Over the weekend, I sat down with the family and we played ICONS from Steve Kenson’s Ad Infinitum Adventures. We rolled up some characters (and wound up having the girl create her hero using the point-buy system). Within a half hour, the Guardian and the Wanderer took to the streets of Starfall City and quickly got in over their heads.
That evening I had difficulty sleeping, so I spent a little bit of time creating index cards for the NPCs, trying to mock up something that fits the layout of the game. I managed to develop the card with boxes for stats and indents, primarily using paragraph shading in InDesign CC 2015.3.
ICONS lists a hero’s abilties and powers by number and a descriptor, much like Fate‘s ladder: The Ant has a Coordination of Amazing (8). My first pass at the index card had a space for the descriptor and the value, but truthfully we really don’t need that descriptor.1 So, over there on the left, six attributes.
That column of attributes is a text frame with each word its own paragraph, with the game terms paragraph style applied. That style has paragraph shading on and has a top offset of 0p42 and a bottom offset of 0p3 to balance the 8pt Gotham Rounded Bold (paper color, all caps) copy. We’re also going to have that shading go 0p2 left and right to get the box effects. Add a left indent of 0p3 and 0p7 space after the paragraph and you’ve got a nice wide colored bar with white type.

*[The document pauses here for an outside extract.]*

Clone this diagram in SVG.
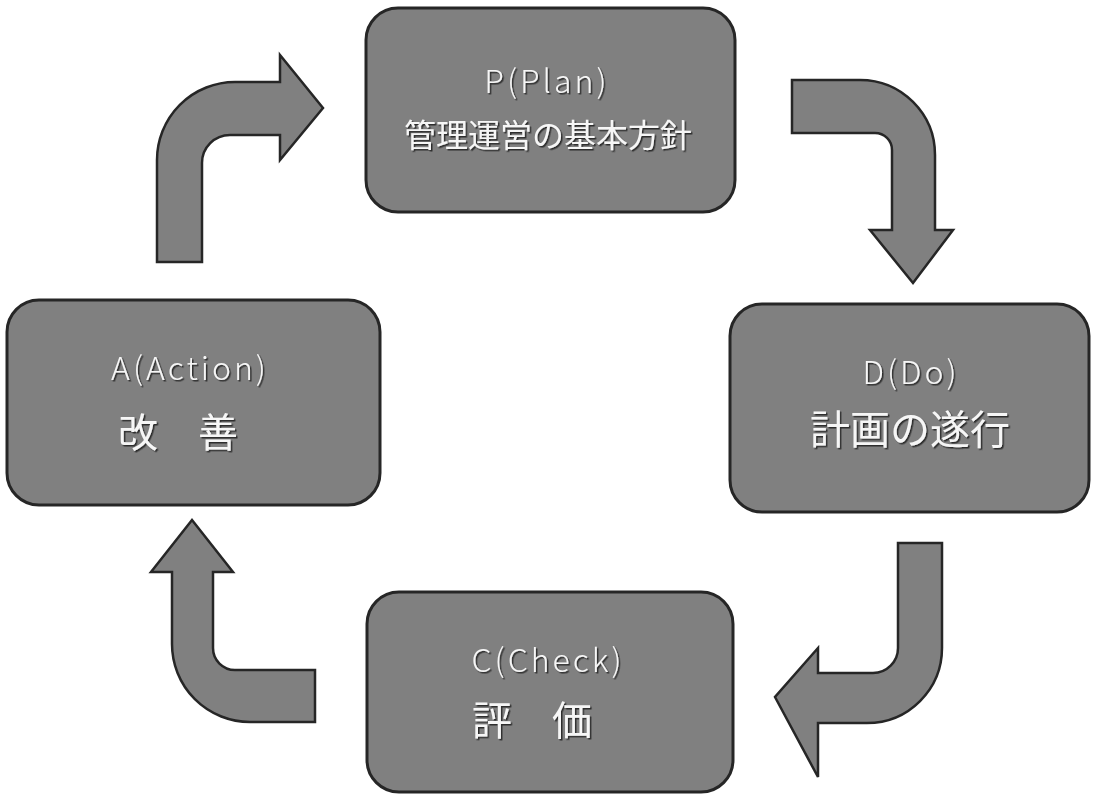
<svg xmlns="http://www.w3.org/2000/svg" width="1094" height="796" viewBox="0 0 1094 796">
<defs>
<filter id="sh" x="-10%" y="-10%" width="120%" height="130%">
<feDropShadow dx="1.5" dy="1.5" stdDeviation="0.6" flood-color="#222" flood-opacity="0.9"/>
</filter>
</defs>
<style>
.box{fill:#808080;stroke:#262626;stroke-width:3}
.arr{fill:#808080;stroke:#262626;stroke-width:2.5}
.t{fill:#f6f6f6;font-family:"Noto Sans CJK JP","DejaVu Sans",sans-serif;text-anchor:middle;filter:url(#sh)}
.lat{font-size:32px;font-weight:300;letter-spacing:3px}
.jp{font-size:32px}
.jpl{font-size:40px}
</style>
<rect width="1094" height="796" fill="#ffffff"/>
<g id="connectors">
<path class="arr" d="M157 262 V160 A78 78 0 0 1 235 82 H280 V55 L323 108 L280 160 V135 H230 A28 28 0 0 0 202 163 V262 Z"/>
<path class="arr" d="M792 80 H860 A75 75 0 0 1 935 155 V230 H953 L913 283 L870 230 H892 V150 A17 17 0 0 0 875 133 H792 Z"/>
<path class="arr" d="M898 543 H942 V648 A75 75 0 0 1 867 723 H818 V777 L775 697 L818 648 V673 H873 A25 25 0 0 0 898 648 Z"/>
<path class="arr" d="M172 572 H151 L192 520 L233 572 H213 V648 A22 22 0 0 0 235 670 H315 V722 H250 A78 78 0 0 1 172 644 Z"/>
</g>
<g id="node-plan">
<rect class="box" x="366" y="8" width="369" height="204" rx="32"/>
<text class="t lat" x="547" y="93">P(Plan)</text>
<text class="t jp" x="548" y="147">管理運営の基本方針</text>
</g>
<g id="node-do">
<rect class="box" x="730" y="304" width="359" height="208" rx="32"/>
<text class="t lat" x="911" y="384">D(Do)</text>
<text class="t jpl" x="910" y="444">計画の遂行</text>
</g>
<g id="node-check">
<rect class="box" x="367" y="592" width="366" height="200" rx="32"/>
<text class="t lat" x="548" y="672">C(Check)</text>
<text class="t jpl" x="532" y="735">評　価</text>
</g>
<g id="node-action">
<rect class="box" x="7" y="300" width="373" height="205" rx="32"/>
<text class="t lat" x="190" y="380">A(Action)</text>
<text class="t jpl" x="178" y="447">改　善</text>
</g>
</svg>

Now, you make a copy of that text frame and move it to the right to form your boxes. Select all the text in that frame and replace it with one character per line. Duplicate the game terms style, call it boxes.3 We’re only going to make one change here, so have this style based on game terms. We’re adding a paragraph rule.
By keeping this based on the game terms paragraph style, we can keep the box outline perfectly aligned with each term. All you have to do is adjust the weight of the rule (12pt here) and the offset (-0p9). Bam. Perfect box.
Oh, we’re not done yet. Take a look at the second-level list under Diamond’s Super Senses. That’s paragraph shading as well! After defining a left indent for the aptly-named powers sublist paragraph style, create three paragraphs of copy. Adjust the top and bottom offsets of the paragraph shading so there is no white space between the middle paragraph and the top or bottom (top 0p1, bottom 0p3 here). Bring that left offset in to where your bullets would normally be (-0p8) and then a huge right offset to make that paragraph shading just a thin line (-17p0!).
Voila! A vertical rule, based on a paragraph style. No need to use that line tool and futz around with placement: just a nice, consistant vertical rule leader.
But what if I wanted to have vertical rules on both sides of a paragraph? Aha! Then we’d use the same trick as the boxes paragraph style: paragraph shading and a paragraph rule. That 0p2 left/right offset we added earlier? That’s a little bit of shading that sticks out from behind the paper colored paragraph rule!